In 1907 her husband's nursery business took the family to Toppenish, Washington. Wiggins turned away from photography and concentrated on painting, writing poetry, and teaching both singing and painting. The family moved to Seattle around 1933 and there she opened a painting studio. Wiggins was one of the six founding members of the organization Women Painters of Washington. She exhibited at the Seattle Art Museum with that group in 1955. She was also a member of the Pacific Coast Association of Painters and Sculptors and the American Artists Group of New York. This organization published and sold nationally the work of American artists each year as Christmas cards.
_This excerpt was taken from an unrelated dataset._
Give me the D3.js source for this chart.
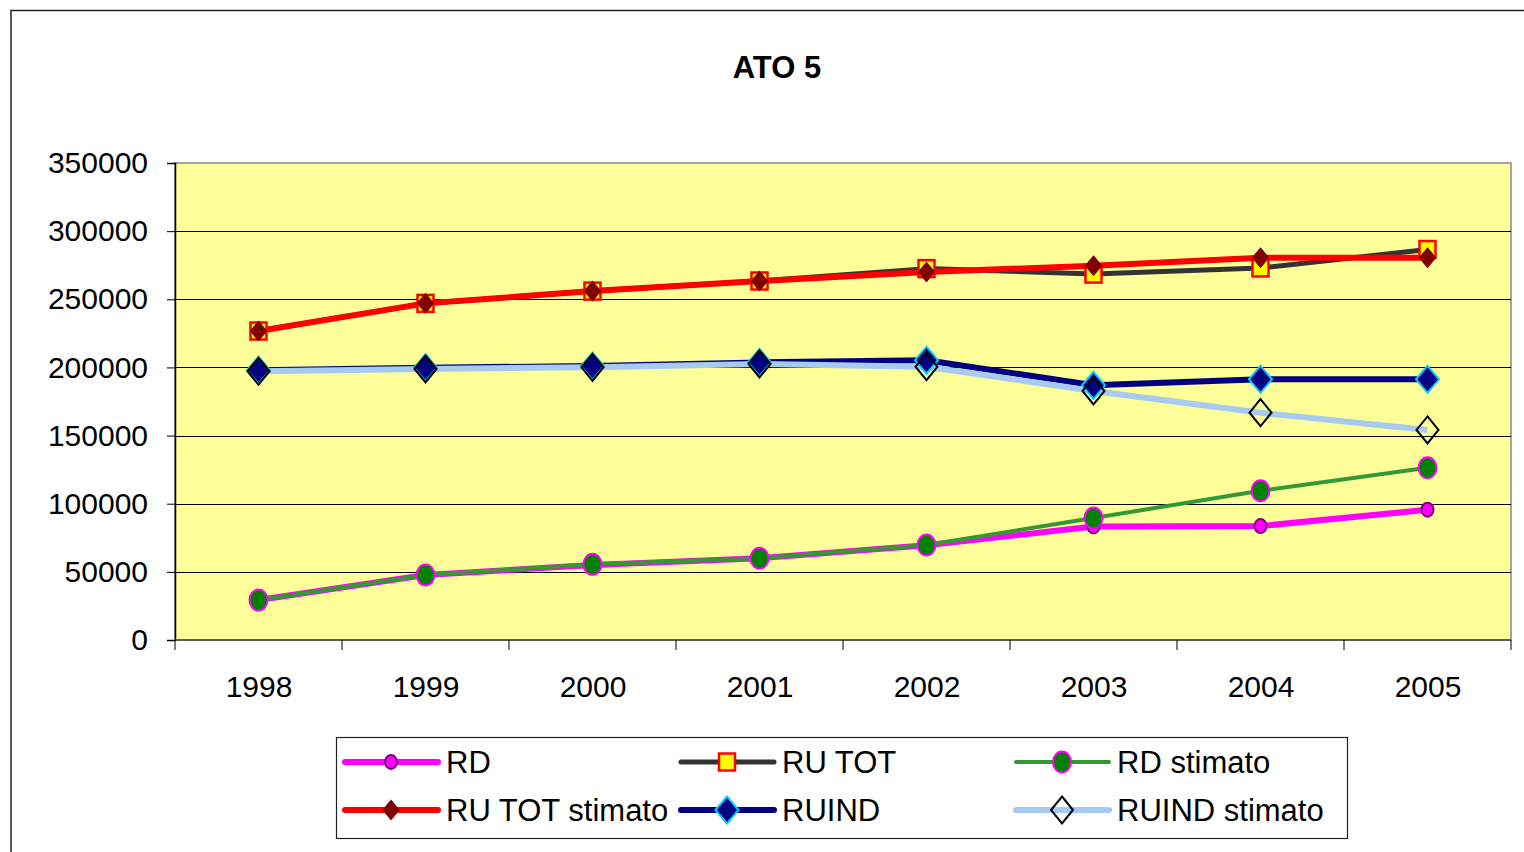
<!DOCTYPE html>
<html>
<head>
<meta charset="utf-8">
<script src="https://cdn.jsdelivr.net/npm/d3@7"></script>
<style>
  html, body { margin: 0; padding: 0; background: #fff; }
  svg { display: block; font-family: "Liberation Sans", Arial, sans-serif; }
</style>
</head>
<body>
<div id="chart"></div>
<script>
// data
const years = ["1998", "1999", "2000", "2001", "2002", "2003", "2004", "2005"];
const rd = [29300, 47700, 55000, 60000, 69500, 83300, 83600, 95600];
const ruTot = [226700, 247000, 256000, 263400, 272500, 268500, 273000, 286500];
const rdStimato = [29300, 47700, 55500, 60000, 69700, 89500, 109500, 126400];
const ruTotStimato = [226700, 247000, 256000, 263400, 270000, 274600, 280500, 280500];
const ruind = [198000, 199800, 201000, 203700, 205300, 186900, 191300, 191300];
const ruindStimato = [197200, 198900, 200100, 202600, 200500, 182700, 166800, 154100];
const yTicks = [0, 50000, 100000, 150000, 200000, 250000, 300000, 350000];

const series = [
  {name: "RD", values: rd, stroke: "#ff00ff", width: 6, marker: "circle", mw: 12, mh: 14, fill: "#ff00ff", mstroke: "#800080"},
  {name: "RU TOT", values: ruTot, stroke: "#333333", width: 5, marker: "square", mw: 16, mh: 17, fill: "#ffff00", mstroke: "#ff0000"},
  {name: "RD stimato", values: rdStimato, stroke: "#339933", width: 4, marker: "circle", mw: 18, mh: 21, fill: "#008000", mstroke: "#ff00ff"},
  {name: "RU TOT stimato", values: ruTotStimato, stroke: "#ff0000", width: 6, marker: "diamond", mw: 15, mh: 18, fill: "#800000", mstroke: "#800000"},
  {name: "RUIND", values: ruind, stroke: "#000080", width: 6, marker: "diamond", mw: 23, mh: 27, fill: "#000080", mstroke: "#00ccff"},
  {name: "RUIND stimato", values: ruindStimato, stroke: "#a6caf0", width: 6, marker: "diamond", mw: 22, mh: 27, fill: "none", mstroke: "#000000"}
];

const W = 1524, H = 852;
const plot = {left: 175, top: 163, right: 1511, bottom: 640};

const svg = d3.select("#chart").append("svg")
  .attr("width", W)
  .attr("height", H);

// outer chart frame (runs off the right and bottom edges)
svg.append("rect")
  .attr("x", 11).attr("y", 10.5)
  .attr("width", W + 20).attr("height", H + 20)
  .attr("fill", "#fff")
  .attr("stroke", "#222").attr("stroke-width", 1.5);

svg.append("text")
  .attr("x", 777).attr("y", 78)
  .attr("text-anchor", "middle")
  .style("font-size", "31px").style("font-weight", "bold")
  .text("ATO 5");

const x = d3.scalePoint().domain(years).range([plot.left, plot.right]).padding(0.5);
const xBand = d3.scaleBand().domain(years).range([plot.left, plot.right]);
const y = d3.scaleLinear().domain([0, 350000]).range([plot.bottom, plot.top]);

// plot area
svg.append("rect")
  .attr("x", plot.left).attr("y", plot.top)
  .attr("width", plot.right - plot.left).attr("height", plot.bottom - plot.top)
  .attr("fill", "#ffff99")
  .attr("stroke", "#888").attr("stroke-width", 1.5);

// gridlines
svg.append("g")
  .selectAll("line")
  .data(yTicks.filter(d => d > 0 && d < 350000))
  .join("line")
  .attr("x1", plot.left).attr("x2", plot.right)
  .attr("y1", d => Math.round(y(d)) + 0.5).attr("y2", d => Math.round(y(d)) + 0.5)
  .attr("stroke", "#000").attr("stroke-width", 1);

// y axis
const yAxis = svg.append("g")
  .attr("transform", `translate(${plot.left},0)`)
  .call(d3.axisLeft(y).tickValues(yTicks).tickFormat(d => d).tickSize(8).tickPadding(19));
yAxis.select(".domain").attr("stroke", "#000").attr("stroke-width", 1.5);
yAxis.selectAll(".tick line").attr("stroke", "#000");
yAxis.selectAll("text")
  .style("font-size", "30px").attr("fill", "#000")
  .attr("font-family", "Liberation Sans, Arial, sans-serif");

// x axis: baseline, boundary ticks, labels
svg.append("line")
  .attr("x1", plot.left).attr("x2", plot.right)
  .attr("y1", plot.bottom).attr("y2", plot.bottom)
  .attr("stroke", "#444").attr("stroke-width", 1.5);

const xTickPos = years.map(d => xBand(d)).concat([plot.right]);
svg.append("g")
  .selectAll("line")
  .data(xTickPos)
  .join("line")
  .attr("x1", d => d).attr("x2", d => d)
  .attr("y1", plot.bottom).attr("y2", plot.bottom + 10)
  .attr("stroke", "#000").attr("stroke-width", 1);

const xAxis = svg.append("g")
  .attr("transform", `translate(0,${plot.bottom})`)
  .call(d3.axisBottom(x).tickSize(0).tickPadding(36));
xAxis.select(".domain").remove();
xAxis.selectAll("text")
  .style("font-size", "30px").attr("fill", "#000")
  .attr("font-family", "Liberation Sans, Arial, sans-serif");

// markers
function drawMarker(g, s, cx, cy) {
  if (s.marker === "circle") {
    g.append("ellipse")
      .attr("cx", cx).attr("cy", cy)
      .attr("rx", s.mw / 2).attr("ry", s.mh / 2)
      .attr("fill", s.fill).attr("stroke", s.mstroke).attr("stroke-width", 2);
  } else if (s.marker === "square") {
    g.append("rect")
      .attr("x", cx - s.mw / 2).attr("y", cy - s.mh / 2)
      .attr("width", s.mw).attr("height", s.mh)
      .attr("fill", s.fill).attr("stroke", s.mstroke).attr("stroke-width", 2.5);
  } else {
    const hw = s.mw / 2, hh = s.mh / 2;
    g.append("path")
      .attr("d", `M${cx},${cy - hh}L${cx + hw},${cy}L${cx},${cy + hh}L${cx - hw},${cy}Z`)
      .attr("fill", s.fill).attr("stroke", s.mstroke).attr("stroke-width", 2);
  }
}

const line = d3.line()
  .x((d, i) => x(years[i]))
  .y(d => y(d));

const linesG = svg.append("g");
series.forEach(s => {
  linesG.append("path")
    .datum(s.values)
    .attr("d", line)
    .attr("fill", "none")
    .attr("stroke", s.stroke)
    .attr("stroke-width", s.width)
    .attr("stroke-linejoin", "round");
});

const markersG = svg.append("g");
series.forEach(s => {
  s.values.forEach((v, i) => drawMarker(markersG, s, x(years[i]), y(v)));
});

// legend
const legend = svg.append("g");
legend.append("rect")
  .attr("x", 336.5).attr("y", 737.5)
  .attr("width", 1011).attr("height", 101)
  .attr("fill", "#fff").attr("stroke", "#222").attr("stroke-width", 1.2);

const colX = [345, 681, 1016];
const rowY = [762, 810];
series.forEach((s, i) => {
  const lx = colX[i % 3], ly = rowY[Math.floor(i / 3)];
  const g = legend.append("g");
  g.append("line")
    .attr("x1", lx).attr("x2", lx + 93)
    .attr("y1", ly).attr("y2", ly)
    .attr("stroke", s.stroke).attr("stroke-width", s.width)
    .attr("stroke-linecap", "round");
  drawMarker(g, s, lx + 46, ly);
  g.append("text")
    .attr("x", lx + 101).attr("y", ly)
    .attr("dy", "0.36em")
    .style("font-size", "31px")
    .text(s.name);
});
</script>
</body>
</html>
Wiggins had four of her canvases selected, one of which generated near-record sales of 90,000 cards. In spite of the enormous success she achieved in photography, Wiggins stated, in an essay written in 1939, that she considered herself "a professional painter and an amateur photographer."
Myra Wiggins continued to garner awards for her achievements in the arts; newspaper articles referred to her as "dean of Pacific Northwest women painters." Her paintings were exhibited in London, Paris, Vienna, Hamburg, The Hague, and Brussels. She had one person exhibitions in New York, Chicago, New Orleans, Seattle, Yakima, and Vancouver, B.C. In 1948 the National League of American Pen Women presented Myra Wiggins their Achievement in Art Award. A sixty-two year retrospective of her photographs and paintings was exhibited by the Seattle Art Museum in 1953, followed by a retrospective in the De Young Museum, San Francisco the next year. A biography of Myra Wiggins by Carole Glauber was published in 1997.
Artist biography reproduced with permission from the authors, Oregon Painters: the First Hundred Years (1859-1959), Ginny Allen and Jody Klevit.
- Gender
Female
- Related People
Associate of: Alfred Stieglitz (American, 1864-1946)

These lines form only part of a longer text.